The film is at its weakest when Gerwig paints by the
numbers. If you know the coming-of-age genre, you know what will ensue:
inappropriate boyfriends and peers, self-discovery in acting, good cop/bad cop
parenting, embarrassing situations, escape, revelation, dawning maturity, and
call it a wrap. There's nothing new here, and the film would be a total wash
were it not for extremely fine acting. At 23, this is probably Ronan's swan song
for a role in which she plays 17 going on 18. That said, Ronan is everything we
hoped she would be when she surfaced as a nine-year-old child actress. She
strikes all the right notes as a confused young person who is smugly self-aware
one moment and a clueless the next. Watch her as she rockets between tough as
nails and vulnerable, or self-absorbed and wounded. Above all, Ronan inhabits
her roles in ways that make us see the character, not her playing a character. The much under-rated Laurie Metcalf is also
superb as a mother who loves her daughter deeply but can't get out of the way
of her own snark. Deep inside she knows she's not doing her best for her
daughter, but she literally lacks the energy to change. Nor can she afford to
lower her guard. Letts is also very good as a depressed but super-mensch dad.

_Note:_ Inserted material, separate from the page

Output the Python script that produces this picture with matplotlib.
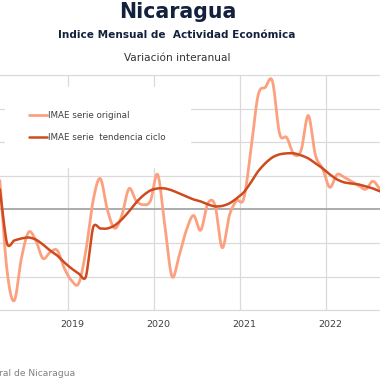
import numpy as np
import pandas as pd
import matplotlib
matplotlib.use("Agg")
import matplotlib.pyplot as plt

# ---------------- data (Mar 2018 .. Aug 2022, monthly, % y/y) ----------------
start_month = "2018-03"
end_month = "2022-08"
years = [2019, 2020, 2021, 2022]
year_labels = ["2019", "2020", "2021", "2022"]

serie_original = [
    4.3, -9.1, -13.6, -7.3, -3.4, -4.6, -7.3, -6.4, -6.1, -8.8,
    -10.6, -11.0, -6.1, 1.3, 4.6, -0.1, -2.8, -0.9, 3.1, 1.3,
    0.7, 1.3, 5.2, -2.4, -10.0, -6.9, -3.1, -0.9, -3.1, 0.9,
    0.6, -5.7, -0.9, 1.3, 1.6, 8.8, 17.0, 18.2, 19.1, 11.3,
    10.7, 8.2, 8.8, 14.0, 8.1, 6.1, 3.3, 5.2, 4.8, 4.2,
    3.6, 3.0, 4.2, 3.0,
]
serie_tendencia = [
    2.99, -5.07, -4.63, -4.33, -4.18, -4.48, -5.22, -6.12, -6.87, -7.91,
    -8.81, -9.55, -10.0, -2.69, -2.84, -2.84, -2.39, -1.49, -0.30, 1.04,
    2.09, 2.84, 3.13, 3.13, 2.84, 2.39, 1.94, 1.49, 1.19, 0.75,
    0.45, 0.52, 0.90, 1.64, 2.54, 4.03, 5.67, 6.87, 7.76, 8.21,
    8.36, 8.36, 8.06, 7.61, 6.87, 6.12, 5.22, 4.48, 4.03, 3.88,
    3.73, 3.43, 3.13, 2.69,
]
y_grid = [-15, -10, -5, 0, 5, 10, 15, 20]

title = "Nicaragua"
subtitle = "Indice Mensual de  Actividad Económica"
subtitle2 = "Variación interanual"
legend_labels = ["IMAE serie original", "IMAE serie  tendencia ciclo"]
source = "Fuente: Banco Central de Nicaragua"

# ---------------- helpers ----------------
months = pd.date_range(start_month, end_month, freq="MS")
t = np.array([(d.year - 2019) * 12 + (d.month - 1) + 0.5 for d in months])


def catmull_rom(x, y, n=16, tension=0.0):
    x = np.asarray(x, float)
    y = np.asarray(y, float)
    px = np.concatenate([[2 * x[0] - x[1]], x, [2 * x[-1] - x[-2]]])
    py = np.concatenate([[2 * y[0] - y[1]], y, [2 * y[-1] - y[-2]]])
    s = np.linspace(0, 1, n, endpoint=False)
    xs, ys = [], []
    k = (1 - tension) / 2.0
    for i in range(1, len(px) - 2):
        for P, out in ((px, xs), (py, ys)):
            p0, p1, p2, p3 = P[i - 1], P[i], P[i + 1], P[i + 2]
            m1 = k * (p2 - p0)
            m2 = k * (p3 - p1)
            h00 = 2 * s**3 - 3 * s**2 + 1
            h10 = s**3 - 2 * s**2 + s
            h01 = -2 * s**3 + 3 * s**2
            h11 = s**3 - s**2
            out.append(h00 * p1 + h10 * m1 + h01 * p2 + h11 * m2)
    xs = np.concatenate(xs + [[x[-1]]])
    ys = np.concatenate(ys + [[y[-1]]])
    return xs, ys


# ---------------- figure ----------------
fig = plt.figure(figsize=(3.8, 3.8), dpi=100)
ax = fig.add_axes([0.0, 0.184, 1.0, 0.618])
ax.set_xlim(-9.48, 43.5)
ax.set_ylim(y_grid[0], y_grid[-1])

for v in y_grid:
    if v == 0:
        ax.axhline(v, color="#A6A6A6", lw=1.3, zorder=1)
    else:
        ax.axhline(v, color="#DADADA", lw=0.9, zorder=0, clip_on=False)
for yr in years:
    ax.axvline((yr - 2019) * 12, color="#DADADA", lw=0.9, zorder=0)

xo, yo = catmull_rom(t, serie_original)
ax.plot(xo, yo, color="#FCA17F", lw=2.0, solid_capstyle="round", zorder=3,
        label=legend_labels[0])
xt, yt = catmull_rom(t, serie_tendencia, tension=0.2)
ax.plot(xt, yt, color="#CF4A1C", lw=1.8, solid_capstyle="round", zorder=4,
        label=legend_labels[1])

for s in ax.spines.values():
    s.set_visible(False)
ax.set_yticks([])
ax.set_xticks([(yr - 2019) * 12 + 0.55 for yr in years])
ax.set_xticklabels(year_labels, fontsize=6.8, color="#404040")
ax.tick_params(axis="x", length=0, pad=7)

leg = ax.legend(loc="upper left", bbox_to_anchor=(0.013, 0.95),
                fontsize=6.3, frameon=True, fancybox=False,
                handlelength=2.05, handletextpad=0.1, labelspacing=1.45,
                borderpad=2.8, borderaxespad=0.0)
leg.get_frame().set_facecolor("white")
leg.get_frame().set_edgecolor("white")
leg.get_frame().set_alpha(1.0)
for txt in leg.get_texts():
    txt.set_color("#404040")

fig.text(0.467, 0.9526, title, ha="center", va="baseline",
         fontsize=14.8, fontweight="bold", color="#14213D")
fig.text(0.466, 0.900, subtitle, ha="center", va="baseline",
         fontsize=7.6, fontweight="bold", color="#14213D")
fig.text(0.466, 0.8395, subtitle2, ha="center", va="baseline",
         fontsize=7.6, color="#333333")
fig.text(0.197, 0.0105, source, ha="right", va="baseline",
         fontsize=6.6, color="#808080")

fig.savefig("out.png", dpi=100)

It's too early to evaluate Gretta Gerwig's competence as a
director. For her first film, she chose an unchallenging genre and didn't challenge
herself within it. Inexperience leaks through several seams. In addition to the
dropped 9/11 possibilities, she doesn't give us nearly enough clues about
secondary characters, including those within the McPherson household who presumably
contribute to Lady Bird's discontent. In fact, most of the incidental
characters are more generalized types than distinct personalities. To date, Gerwig's
most distinguishing directorial trait is that she has an eye for choosing
talented leads.
On balance, Lady Bird
is a decent, diverting film but not a memorable one. At its best it induces
flashbacks to times most of us would never wish to relive. If it makes us a bit
more tolerant of those stuck in the middle of the muddle, that's a service of
sorts. The next time you encounter an annoying pack of teens, remember Groucho's
words, smile, and mentally wish them godspeed for delivery from the club.